Mission-Critical at Nation-State Scale
When Oracle recruited me to lead Network Reliability Engineering for OCI Gen1 & Gen2, the stakes couldn’t have been higher. Our infrastructure powered:
- White House communication systems
- US Marine Corps operational networks
- Every major bank’s critical systems
- 78% of Oracle’s SaaS customers
- Sovereign state infrastructure
One minute of downtime didn’t just mean lost revenue—it could impact national security or global financial markets.
The Challenge
Oracle Cloud Infrastructure was experiencing growing pains:
- 300% year-over-year growth straining systems
- Network outages affecting high-profile government clients
- 42 of 62 cloud platforms requiring reliability improvements
- Manual processes that couldn’t scale with growth
- No unified observability across the infrastructure
The mandate was clear: transform reliability without compromising growth.

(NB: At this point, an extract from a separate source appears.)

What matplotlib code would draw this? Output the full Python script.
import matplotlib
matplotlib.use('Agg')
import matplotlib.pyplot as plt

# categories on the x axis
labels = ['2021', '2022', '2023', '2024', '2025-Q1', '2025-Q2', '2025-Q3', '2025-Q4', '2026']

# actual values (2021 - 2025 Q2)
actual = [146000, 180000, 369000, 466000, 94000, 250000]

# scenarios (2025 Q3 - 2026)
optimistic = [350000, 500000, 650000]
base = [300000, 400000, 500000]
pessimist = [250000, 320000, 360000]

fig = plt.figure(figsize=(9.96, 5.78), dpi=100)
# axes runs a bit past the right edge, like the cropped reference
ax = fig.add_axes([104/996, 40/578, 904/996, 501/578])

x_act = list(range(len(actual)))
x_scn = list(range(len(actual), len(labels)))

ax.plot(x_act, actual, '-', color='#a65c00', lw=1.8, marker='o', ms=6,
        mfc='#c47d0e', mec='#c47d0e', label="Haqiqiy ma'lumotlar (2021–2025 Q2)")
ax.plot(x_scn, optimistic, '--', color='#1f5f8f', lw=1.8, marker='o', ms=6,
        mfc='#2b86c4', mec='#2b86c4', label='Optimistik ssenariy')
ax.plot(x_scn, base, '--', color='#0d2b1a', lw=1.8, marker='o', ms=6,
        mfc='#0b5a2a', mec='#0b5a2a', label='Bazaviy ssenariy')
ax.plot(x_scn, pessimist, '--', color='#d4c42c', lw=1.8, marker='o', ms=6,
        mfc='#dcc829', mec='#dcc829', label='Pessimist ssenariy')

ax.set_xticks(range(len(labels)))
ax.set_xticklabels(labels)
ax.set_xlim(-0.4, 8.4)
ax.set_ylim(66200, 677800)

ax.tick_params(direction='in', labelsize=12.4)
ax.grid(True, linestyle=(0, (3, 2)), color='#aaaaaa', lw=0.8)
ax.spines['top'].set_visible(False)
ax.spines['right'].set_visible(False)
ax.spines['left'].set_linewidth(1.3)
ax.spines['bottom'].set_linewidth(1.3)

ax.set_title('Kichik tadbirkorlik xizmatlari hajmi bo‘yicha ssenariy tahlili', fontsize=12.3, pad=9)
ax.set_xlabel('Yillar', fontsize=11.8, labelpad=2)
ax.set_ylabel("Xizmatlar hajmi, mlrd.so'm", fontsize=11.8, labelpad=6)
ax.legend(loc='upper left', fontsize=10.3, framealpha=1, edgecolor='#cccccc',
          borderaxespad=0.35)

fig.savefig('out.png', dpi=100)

Leading 12 Engineers to Manage 116,000 Devices
The Team Philosophy
Most companies would have thrown hundreds of engineers at this problem. We took a different approach:
- Quality over Quantity: 12 exceptional SREs instead of 100 average ones
- Automation First: Every engineer owned ~10,000 devices through automation
- Zero Heroes: Systems that run themselves, not people who never sleep
- Continuous Improvement: Every incident became a permanent fix
The Transformation
Year 1: Building the Foundation
- Implemented Prometheus-based observability handling 10+ billion metrics daily
- Created Python automation frameworks eliminating 70% of manual tasks
- Established SRE practices across 42 cloud platforms
- Result: 32% reduction in outage minutes
Year 2: Achieving Excellence
- Rolled out predictive failure detection using time-series analysis
- Implemented automated remediation for 80% of known issues
- Created self-healing network architectures
- Final result: 58% total reduction in outages
Technical Innovation
Open Source at Hyperscale
We proved that open source could handle nation-state infrastructure:
- Prometheus: 10+ billion data points daily across 64 datacenters
- Grafana: Real-time visibility for 116,000 devices
- Python: Custom automation framework managing entire fleet
- Alertmanager: Intelligent routing preventing alert fatigue
Predictive Reliability
Built systems that fixed problems before they happened:
- Time-series analysis predicting failures 4 hours in advance
- Automated capacity planning preventing resource exhaustion
- Self-healing networks that routed around problems
- Proactive replacement of degrading hardware
Cultural Transformation
Changed how Oracle approached reliability:
- Blameless postmortems that actually fixed root causes
- Error budgets that balanced innovation with stability
- On-call rotations that didn’t burn out engineers
- Documentation that actually got used
The Results
For Oracle
- 58% reduction in network-related outages
- 25% reduction in total SaaS customer outage minutes
- 4x faster mean time to recovery (MTTR)
- Zero security compromises during transformation
For Our Customers
- White House communications maintained 100% uptime
- Marine Corps operations never impacted by network issues
- Financial services processed billions without network failures
- Government classified systems maintained required availability
For the Industry
- Proved 12 engineers could outperform 100 with the right approach
- Set new benchmarks for lean infrastructure teams
- Influenced Oracle’s entire approach to reliability engineering
- Demonstrated open source viability for critical infrastructure
Lessons in Leadership
Small Teams, Big Impact
With 12 engineers managing 116,000 devices, we proved that small, focused teams with the right tools can achieve what traditionally required armies of people.
Trust Through Transparency
Regular stakeholder updates showing real metrics built trust:
- Weekly executive dashboards showing improvement trends
- Monthly customer reports demonstrating reliability gains
- Quarterly reviews with government stakeholders
- Real-time status pages for all customers
Innovation Under Pressure
Supporting the White House and Marine Corps meant we couldn’t experiment in production. We built:
- Complete staging environments mirroring production
- Automated testing for every change
- Gradual rollout procedures with automatic rollback
- Chaos engineering practices in controlled environments
From Oracle to AI
The principles that achieved 58% outage reduction at Oracle now guide my AI work:
- Observability is Everything: Can’t improve what you can’t measure
- Small Teams, Right Tools: 12 people can outperform 100 with automation
- Reliability Through Simplicity: Complex systems fail in complex ways
- Continuous Improvement: Every incident is a learning opportunity
The Bottom Line
Reducing outages by 58% while supporting the White House, Marine Corps, and global financial systems proved that with the right approach, small teams can deliver nation-state reliability. The observability patterns, automation frameworks, and SRE practices we developed continue to influence how I build AI systems today.
When your mistakes can impact national security, you learn to build systems that don’t fail. That’s the standard I bring to every AI system I build.